Update stream ideas for 3.8 (was Re: Squeak 3.8 status)

Andreas Raab andreas.raab at gmx.de
Tue Aug 10 15:04:01 UTC 2004


Hi Daniel,

> > Please be clear about what you're trying to achieve with this step.
[snip]
> As I understand it, the desired benefit is to remove the latency that
> occurs between the moment an approver approves something, and the moment
> Doug send out updates. In the new scheme, approvers would be able to
> broadcast their update immediately (to the unstable stream). I think
> that if (using the conflict checker) approvers can be reasonably sure
> not to make a mess by the very act of publishing from multiple sources,
> then the way to address the stated concern is to do the same directly
> with the current stream.

Thanks. It's good to have an understandment about this (I actually thought
this was designed to give some people "direct access" to the unstable
stream). OTOH, let me point out that (as has been earlier mentioned) there
is really no intrinsic reason why we have to be as conservative as we are
with the "main" stream. Not in my experience anyway.

> > > There were also a couple of other things discussed:
> > >
> > > - Enhancing BFAV to group posts by package and maybe by other
> > > groupings.  I think everyone agrees this is a good idea... I get sort
[snip]
> You're comparing BFAV and Mantis, and I must be missing something. As
> someone already mentioned, BFAV is for BugFixes (and enhancements). It
> currently does nothing, nor does our process, for bugs. While I agree we
> could benefit from adding the treatment of bugs to our tools (maybe by
> adopting Mantis) and to our process (such as tracking release critical
> bugs to image and packages and not releasing before they're fixed), I
> really don't understand how anyone can compare Mantis to BFAV, except
> under the (mistaken) assumption that the BFAV is supposed to deal with
> bugs somehow.

This may sound like a stupid but I'll have to ask it anyway: Have you ever
used a bugtracker like Mantis or Bugzilla? What they do is to manage the
evolution of bugs and by the end of the day that's what BFAV does, too. We
use it to describe the status of bugs (or features, aka [ENH], which are
supported in most bug tracking tools) from
a) reporting them ([BUG] post in BFAV; creation of bug in a bug-tracker)
b) discussing them (follow-ups in BFAV; bug-notes and similar in
bug-tracker)
c) resolving them ([BUG][FIX] post in BFAV; resolution of bug in tracker)
d) closing them ([approve][close] or whatever in BFAV; one or the othe ways
of closing the bug in the bug tracker)
In other words, what we use BFAV for overlaps to 100% to what these
bug-tracking tools are.

> Actually, maybe this assumption is being spread by the fact that they
> show up there, and we could unmuddy the waters quickly by simply
> filtering them out in the client, right now (I think this was also
> proposed before, but ignored, so I'm just raising it again).

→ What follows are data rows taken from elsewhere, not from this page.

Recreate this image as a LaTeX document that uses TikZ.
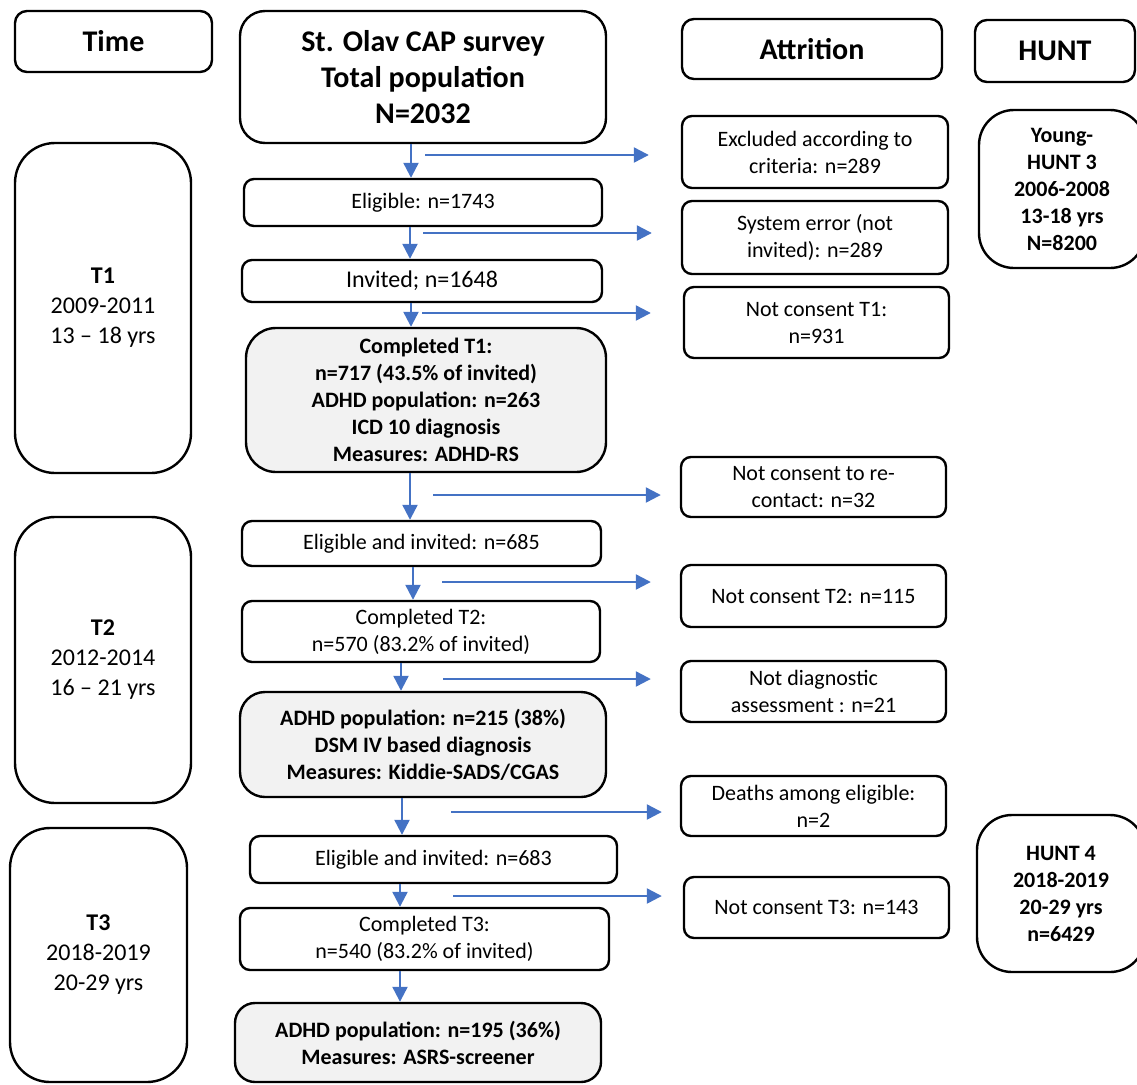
\documentclass[tikz,border=0pt]{standalone}
\usepackage{fontspec}
\setmainfont{Carlito}
\usetikzlibrary{arrows.meta,calc}
\definecolor{arrblue}{HTML}{4472C4}
\definecolor{boxgrey}{HTML}{F2F2F2}
\newcommand\regf{\fontsize{22}{27}\selectfont}
\newcommand\regbf{\fontsize{22}{27}\selectfont\bfseries}
\newcommand\bigbf{\fontsize{30}{36}\selectfont\bfseries}
\newcommand\timef{\fontsize{24}{30}\selectfont}
\begin{document}
\begin{tikzpicture}[x=1pt,y=-1pt,
  box/.style={draw, line width=2.4pt, rounded corners=10pt, align=center, inner sep=0pt, font=\regf},
  greybox/.style={box, fill=boxgrey, font=\regbf, rounded corners=25pt},
  headbox/.style={box, font=\bigbf, rounded corners=12pt},
  timebox/.style={box, font=\timef, rounded corners=40pt},
  huntbox/.style={box, font=\regbf, rounded corners=35pt},
  arr/.style={draw=arrblue, line width=2.3pt, -{Triangle[length=15pt,width=15pt]}}]
\useasboundingbox (0,0) rectangle (1137,1084);

% headers
\node[headbox, minimum width=197pt, minimum height=61pt] (time) at (113.5,41.5) {Time};
\node[headbox, minimum width=366pt, minimum height=132pt, rounded corners=25pt] (main) at (423,77) {St. Olav CAP survey\\Total population\\N=2032};
\node[headbox, minimum width=260pt, minimum height=60pt] (attr) at (812,49) {Attrition};
\node[headbox, minimum width=160pt, minimum height=62pt] (hunt) at (1055,51) {HUNT};

% time boxes
\node[timebox, minimum width=176pt, minimum height=330pt] (t1) at (103,308) {\textbf{T1}\\2009-2011\\13 – 18 yrs};
\node[timebox, minimum width=176pt, minimum height=286pt] (t2) at (103,660) {\textbf{T2}\\2012-2014\\16 – 21 yrs};
\node[timebox, minimum width=177pt, minimum height=254pt] (t3) at (98.5,955) {\textbf{T3}\\2018-2019\\20-29 yrs};

% flow boxes
\node[box, minimum width=358pt, minimum height=47pt] (elig1) at (423,202.5) {Eligible: n=1743};
\node[box, minimum width=360pt, minimum height=42pt, font=\fontsize{24}{29}\selectfont] (inv) at (422,281) {Invited; n=1648};
\node[greybox, minimum width=360pt, minimum height=144pt, rounded corners=30pt] (comp1) at (426,400) {Completed T1:\\n=717 (43.5\% of invited)\\ADHD population: n=263\\ICD 10 diagnosis\\Measures: ADHD-RS};
\node[box, minimum width=359pt, minimum height=45pt] (elig2) at (421.5,543.5) {Eligible and invited: n=685};
\node[box, minimum width=358pt, minimum height=61pt] (comp2) at (421,631.5) {Completed T2:\\n=570 (83.2\% of invited)};
\node[greybox, minimum width=366pt, minimum height=105pt] (adhd2) at (423,744.5) {ADHD population: n=215 (38\%)\\DSM IV based diagnosis\\Measures: Kiddie-SADS/CGAS};
\node[box, minimum width=367pt, minimum height=47pt] (elig3) at (433.5,859.5) {Eligible and invited: n=683};
\node[box, minimum width=369pt, minimum height=62pt] (comp3) at (424.5,939) {Completed T3:\\n=540 (83.2\% of invited)};
\node[greybox, minimum width=366pt, minimum height=79pt, rounded corners=20pt] (adhd3) at (418,1042.5) {ADHD population: n=195 (36\%)\\Measures: ASRS-screener};

% attrition boxes
\node[box, minimum width=266pt, minimum height=72pt] (excl) at (815,152) {Excluded according to\\criteria: n=289};
\node[box, minimum width=266pt, minimum height=73pt] (syserr) at (815,237.5) {System error (not\\invited): n=289};
\node[box, minimum width=265pt, minimum height=71pt] (nc1) at (816.5,322.5) {Not consent T1:\\n=931};
\node[box, minimum width=265pt, minimum height=60pt] (recon) at (813.5,487) {Not consent to re-\\contact: n=32};
\node[box, minimum width=265pt, minimum height=62pt] (nc2) at (813.5,596) {Not consent T2: n=115};
\node[box, minimum width=265pt, minimum height=61pt] (notdiag) at (813.5,691.5) {Not diagnostic\\assessment : n=21};
\node[box, minimum width=265pt, minimum height=60pt] (deaths) at (813.5,806) {Deaths among eligible:\\n=2};
\node[box, minimum width=265pt, minimum height=61pt] (nc3) at (816.5,907.5) {Not consent T3: n=143};

% HUNT boxes
\node[huntbox, minimum width=166pt, minimum height=158pt] (yh3) at (1062,189) {Young-\\HUNT 3\\2006-2008\\13-18 yrs\\N=8200};
\node[huntbox, minimum width=168pt, minimum height=157pt] (h4) at (1061,893.5) {HUNT 4\\2018-2019\\20-29 yrs\\n=6429};

% vertical arrows
\path (main.south) ++(-12,0) coordinate (v1);
\draw[arr] (v1) -- (v1 |- elig1.north);
\path (elig1.south) ++(-13,0) coordinate (v2);
\draw[arr] (v2) -- (v2 |- inv.north);
\path (inv.south) ++(-11,0) coordinate (v3);
\draw[arr] (v3) -- (v3 |- comp1.north);
\path (comp1.south) ++(-16,0) coordinate (v4);
\draw[arr] (v4) -- (v4 |- elig2.north);
\path (elig2.south) ++(-8.5,0) coordinate (v5);
\draw[arr] (v5) -- (v5 |- comp2.north);
\path (comp2.south) ++(-20,0) coordinate (v6);
\draw[arr] (v6) -- (v6 |- adhd2.north);
\path (adhd2.south) ++(-21,0) coordinate (v7);
\draw[arr] (v7) -- (v7 |- elig3.north);
\path (elig3.south) ++(-33.5,0) coordinate (v8);
\draw[arr] (v8) -- (v8 |- comp3.north);
\path (comp3.south) ++(-24.5,0) coordinate (v9);
\draw[arr] (v9) -- (v9 |- adhd3.north);

% horizontal arrows
\coordinate (h1) at (425,155);
\draw[arr, shorten >=32pt] (h1) -- (h1 -| excl.west);
\coordinate (h2) at (423,233);
\draw[arr, shorten >=29pt] (h2) -- (h2 -| syserr.west);
\coordinate (h3) at (422,313);
\draw[arr, shorten >=32pt] (h3) -- (h3 -| nc1.west);
\coordinate (h4) at (433,495);
\draw[arr, shorten >=19pt] (h4) -- (h4 -| recon.west);
\coordinate (h5) at (442,582);
\draw[arr, shorten >=29pt] (h5) -- (h5 -| nc2.west);
\coordinate (h6) at (443,679);
\draw[arr, shorten >=29pt] (h6) -- (h6 -| notdiag.west);
\coordinate (h7) at (451,812);
\draw[arr, shorten >=18pt] (h7) -- (h7 -| deaths.west);
\coordinate (h8) at (453,896);
\draw[arr, shorten >=21pt] (h8) -- (h8 -| nc3.west);
\end{tikzpicture}
\end{document}
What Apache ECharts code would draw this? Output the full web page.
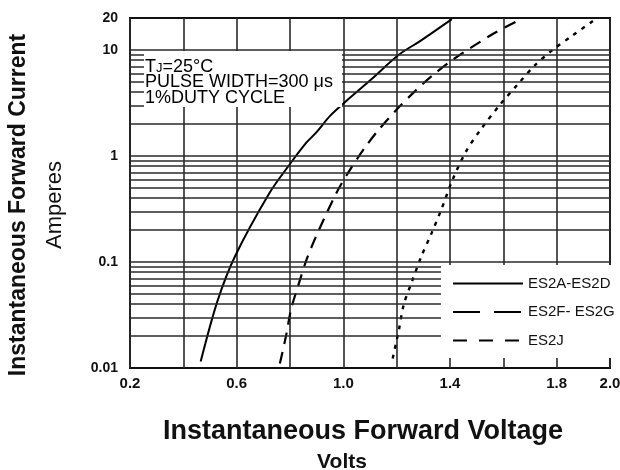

This actually isn't the point (at least not from my POV). One of the things
that I'd like to achieve with a "real bugtracker" is to distinguish a
"random" bug report from an "orderly" one. Meaning that if people expect
bugs to be fixed they do need to put in a little extra effort besides just
pressing "mail out bugreport" in the debugger. Just a *little* help (say,
doing an initial classification of the bug into a specific package) would go
a long, long way here.

Another reason for wanting to have "orderly bug reports" is that it actually
gives us a target when we're out of beta - namely when no more bugs for that
particular version of Squeak remain open. This doesn't mean they have to be
fixed btw - it is perfectly reasonable to resolve some bug by saying we
won't fix it in this version. But having that tracker (and using it for this
purpose!) ensures that all of the problems are being looked at and resolved
some way or another for a particular release.

> > Committing to an MC repository isn't the problem - synchronizing with it
is
> > (e.g., all of the dependency issues etc).
>
> What does this mean? assuming its a separate issue from what you raise
> below, I don't understand what you mean.

Yes, it's a different issue. Sorry for mixing this up.